◆ Exercise requirements
Omit every picture, and retype the lines that run from the beginning of the data below through the line containing "(183,0) rectangle (193,6);", inclusive.
>> START
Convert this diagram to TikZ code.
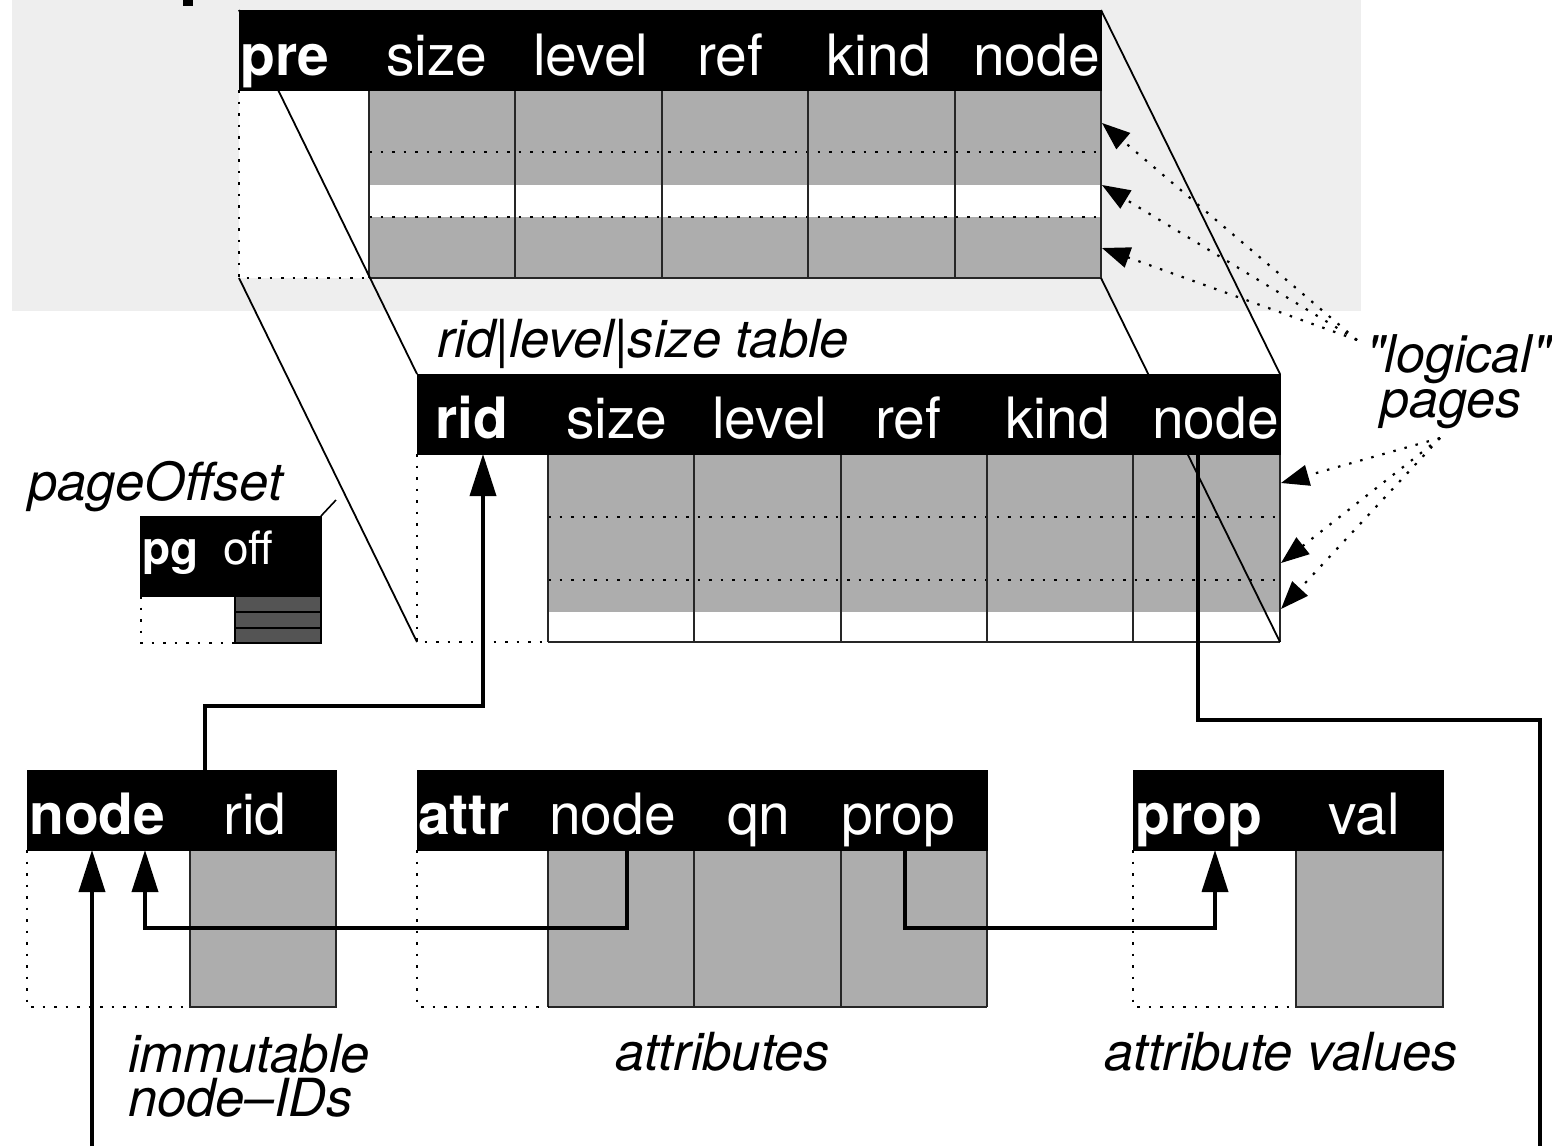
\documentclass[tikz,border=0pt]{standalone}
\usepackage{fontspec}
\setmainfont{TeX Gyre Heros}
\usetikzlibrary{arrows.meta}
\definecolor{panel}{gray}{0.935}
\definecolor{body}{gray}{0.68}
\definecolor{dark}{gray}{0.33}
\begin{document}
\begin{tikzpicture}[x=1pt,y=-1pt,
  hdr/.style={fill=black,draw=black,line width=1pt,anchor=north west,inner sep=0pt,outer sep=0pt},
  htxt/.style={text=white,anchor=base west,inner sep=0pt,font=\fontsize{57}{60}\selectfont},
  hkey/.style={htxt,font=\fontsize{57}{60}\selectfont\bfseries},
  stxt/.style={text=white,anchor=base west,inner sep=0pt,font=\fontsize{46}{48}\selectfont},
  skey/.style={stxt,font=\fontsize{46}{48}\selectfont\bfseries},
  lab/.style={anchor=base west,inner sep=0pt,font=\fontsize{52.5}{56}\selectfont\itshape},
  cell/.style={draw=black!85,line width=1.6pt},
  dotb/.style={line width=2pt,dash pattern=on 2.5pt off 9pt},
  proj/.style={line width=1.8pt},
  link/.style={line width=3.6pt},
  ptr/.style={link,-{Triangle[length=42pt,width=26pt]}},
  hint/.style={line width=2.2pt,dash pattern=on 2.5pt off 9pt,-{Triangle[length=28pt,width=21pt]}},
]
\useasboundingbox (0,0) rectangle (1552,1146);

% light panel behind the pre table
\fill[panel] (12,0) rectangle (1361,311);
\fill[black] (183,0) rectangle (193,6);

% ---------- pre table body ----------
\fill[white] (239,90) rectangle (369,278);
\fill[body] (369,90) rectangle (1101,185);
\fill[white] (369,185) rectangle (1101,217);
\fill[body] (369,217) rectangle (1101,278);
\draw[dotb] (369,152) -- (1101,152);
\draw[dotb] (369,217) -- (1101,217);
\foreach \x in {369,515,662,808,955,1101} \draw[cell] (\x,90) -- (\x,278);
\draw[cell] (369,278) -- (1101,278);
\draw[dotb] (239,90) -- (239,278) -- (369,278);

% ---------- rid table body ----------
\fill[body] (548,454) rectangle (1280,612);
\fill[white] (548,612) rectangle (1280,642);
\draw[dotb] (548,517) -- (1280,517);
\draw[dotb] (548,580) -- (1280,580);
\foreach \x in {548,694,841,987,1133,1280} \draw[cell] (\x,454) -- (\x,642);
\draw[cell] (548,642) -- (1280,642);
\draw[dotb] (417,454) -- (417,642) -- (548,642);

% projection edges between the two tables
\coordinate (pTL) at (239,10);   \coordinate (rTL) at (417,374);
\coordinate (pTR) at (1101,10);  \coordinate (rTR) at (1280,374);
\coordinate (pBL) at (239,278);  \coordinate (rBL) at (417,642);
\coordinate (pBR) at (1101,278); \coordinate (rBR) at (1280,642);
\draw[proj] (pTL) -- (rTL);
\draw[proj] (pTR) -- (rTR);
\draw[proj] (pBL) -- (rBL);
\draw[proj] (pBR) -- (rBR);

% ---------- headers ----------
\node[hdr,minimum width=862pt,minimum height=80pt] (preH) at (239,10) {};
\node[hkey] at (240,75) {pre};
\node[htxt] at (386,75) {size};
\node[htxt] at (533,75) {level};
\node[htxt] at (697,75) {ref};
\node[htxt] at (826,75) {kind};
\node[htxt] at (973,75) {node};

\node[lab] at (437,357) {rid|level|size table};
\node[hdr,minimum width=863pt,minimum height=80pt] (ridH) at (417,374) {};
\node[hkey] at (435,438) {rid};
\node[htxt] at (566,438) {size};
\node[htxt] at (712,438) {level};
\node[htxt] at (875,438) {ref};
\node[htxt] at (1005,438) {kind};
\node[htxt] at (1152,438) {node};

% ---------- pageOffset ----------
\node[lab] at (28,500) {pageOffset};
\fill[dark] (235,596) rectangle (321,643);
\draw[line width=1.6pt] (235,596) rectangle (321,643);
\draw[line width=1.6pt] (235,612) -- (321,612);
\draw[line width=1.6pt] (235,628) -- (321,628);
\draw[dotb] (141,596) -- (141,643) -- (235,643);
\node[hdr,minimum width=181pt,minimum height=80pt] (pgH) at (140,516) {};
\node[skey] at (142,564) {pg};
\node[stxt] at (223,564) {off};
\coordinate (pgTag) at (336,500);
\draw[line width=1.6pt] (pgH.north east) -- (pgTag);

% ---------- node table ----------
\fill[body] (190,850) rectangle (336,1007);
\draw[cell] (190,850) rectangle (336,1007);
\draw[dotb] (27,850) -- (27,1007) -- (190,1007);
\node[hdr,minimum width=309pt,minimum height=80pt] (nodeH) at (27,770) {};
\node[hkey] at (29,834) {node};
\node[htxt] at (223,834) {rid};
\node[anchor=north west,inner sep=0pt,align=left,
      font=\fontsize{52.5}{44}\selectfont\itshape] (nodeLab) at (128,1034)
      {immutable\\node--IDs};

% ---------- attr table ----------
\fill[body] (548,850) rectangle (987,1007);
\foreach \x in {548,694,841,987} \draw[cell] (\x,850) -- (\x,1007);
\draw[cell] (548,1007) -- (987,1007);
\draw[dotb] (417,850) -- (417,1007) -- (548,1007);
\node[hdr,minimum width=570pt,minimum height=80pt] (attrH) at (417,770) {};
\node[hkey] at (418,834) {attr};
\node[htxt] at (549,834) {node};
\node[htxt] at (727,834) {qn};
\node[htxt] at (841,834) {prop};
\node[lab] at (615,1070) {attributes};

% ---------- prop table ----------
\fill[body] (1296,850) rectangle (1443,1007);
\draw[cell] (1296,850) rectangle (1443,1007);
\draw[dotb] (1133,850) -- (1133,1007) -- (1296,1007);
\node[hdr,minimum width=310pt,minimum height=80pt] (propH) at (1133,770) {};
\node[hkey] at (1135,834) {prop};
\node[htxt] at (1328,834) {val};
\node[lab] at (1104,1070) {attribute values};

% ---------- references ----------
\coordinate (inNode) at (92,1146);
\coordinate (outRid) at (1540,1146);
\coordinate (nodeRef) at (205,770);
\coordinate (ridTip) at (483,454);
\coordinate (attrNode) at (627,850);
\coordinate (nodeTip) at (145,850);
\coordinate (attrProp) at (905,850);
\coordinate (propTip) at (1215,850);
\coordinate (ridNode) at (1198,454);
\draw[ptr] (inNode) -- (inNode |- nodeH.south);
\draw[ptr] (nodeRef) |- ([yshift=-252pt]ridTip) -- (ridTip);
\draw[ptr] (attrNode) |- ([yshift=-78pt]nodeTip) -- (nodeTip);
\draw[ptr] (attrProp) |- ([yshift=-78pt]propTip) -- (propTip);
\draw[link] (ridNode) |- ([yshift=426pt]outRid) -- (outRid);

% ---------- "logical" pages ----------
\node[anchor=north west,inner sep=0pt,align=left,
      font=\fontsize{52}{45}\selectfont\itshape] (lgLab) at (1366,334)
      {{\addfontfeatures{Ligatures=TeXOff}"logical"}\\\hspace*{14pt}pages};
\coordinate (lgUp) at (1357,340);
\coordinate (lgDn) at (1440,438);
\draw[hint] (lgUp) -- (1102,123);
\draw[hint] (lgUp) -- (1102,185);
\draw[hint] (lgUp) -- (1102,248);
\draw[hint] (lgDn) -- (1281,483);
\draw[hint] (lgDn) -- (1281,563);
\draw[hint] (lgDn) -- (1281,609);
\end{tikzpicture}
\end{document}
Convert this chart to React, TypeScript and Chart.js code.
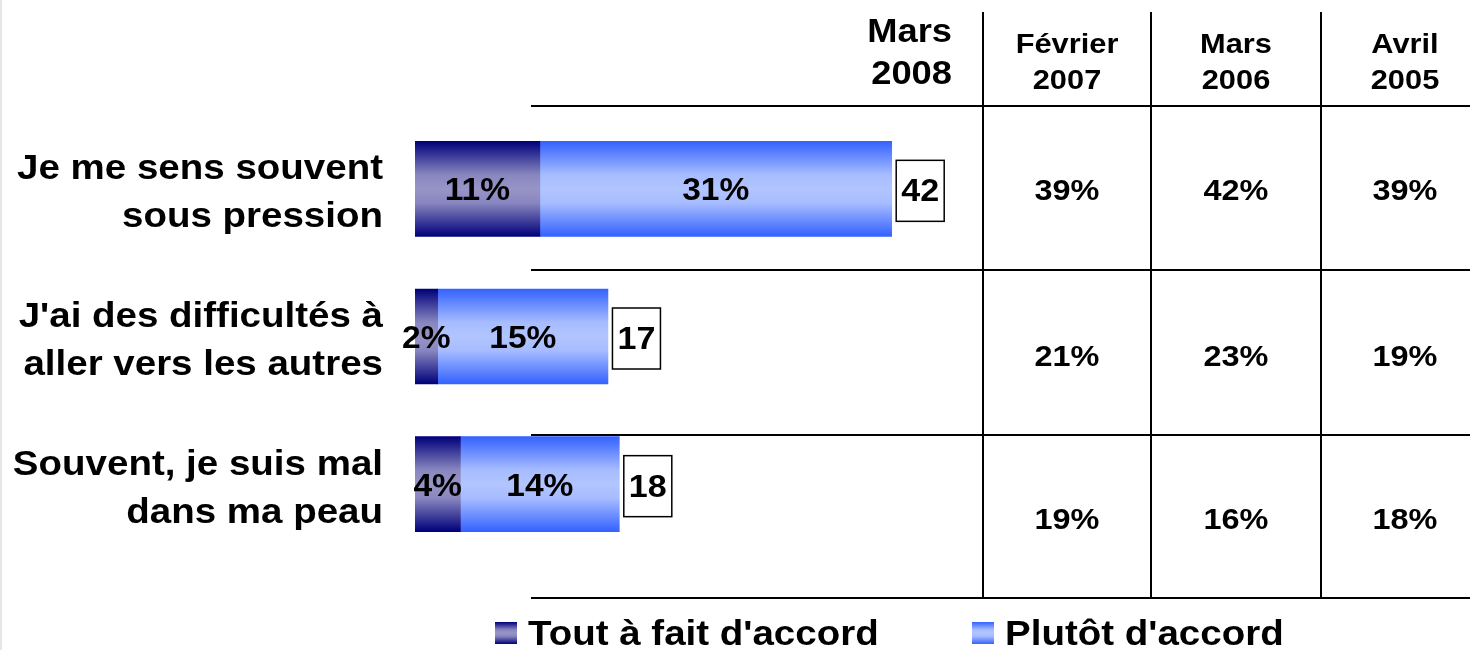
>> END
◆ Solution to the problem
Convert this diagram to TikZ code.
\documentclass[tikz,border=0pt]{standalone}
\usepackage{fontspec}
\setmainfont{TeX Gyre Heros}
\usetikzlibrary{arrows.meta}
\definecolor{panel}{gray}{0.935}
\definecolor{body}{gray}{0.68}
\definecolor{dark}{gray}{0.33}
\begin{document}
\begin{tikzpicture}[x=1pt,y=-1pt,
  hdr/.style={fill=black,draw=black,line width=1pt,anchor=north west,inner sep=0pt,outer sep=0pt},
  htxt/.style={text=white,anchor=base west,inner sep=0pt,font=\fontsize{57}{60}\selectfont},
  hkey/.style={htxt,font=\fontsize{57}{60}\selectfont\bfseries},
  stxt/.style={text=white,anchor=base west,inner sep=0pt,font=\fontsize{46}{48}\selectfont},
  skey/.style={stxt,font=\fontsize{46}{48}\selectfont\bfseries},
  lab/.style={anchor=base west,inner sep=0pt,font=\fontsize{52.5}{56}\selectfont\itshape},
  cell/.style={draw=black!85,line width=1.6pt},
  dotb/.style={line width=2pt,dash pattern=on 2.5pt off 9pt},
  proj/.style={line width=1.8pt},
  link/.style={line width=3.6pt},
  ptr/.style={link,-{Triangle[length=42pt,width=26pt]}},
  hint/.style={line width=2.2pt,dash pattern=on 2.5pt off 9pt,-{Triangle[length=28pt,width=21pt]}},
]
\useasboundingbox (0,0) rectangle (1552,1146);

% light panel behind the pre table
\fill[panel] (12,0) rectangle (1361,311);
\fill[black] (183,0) rectangle (193,6);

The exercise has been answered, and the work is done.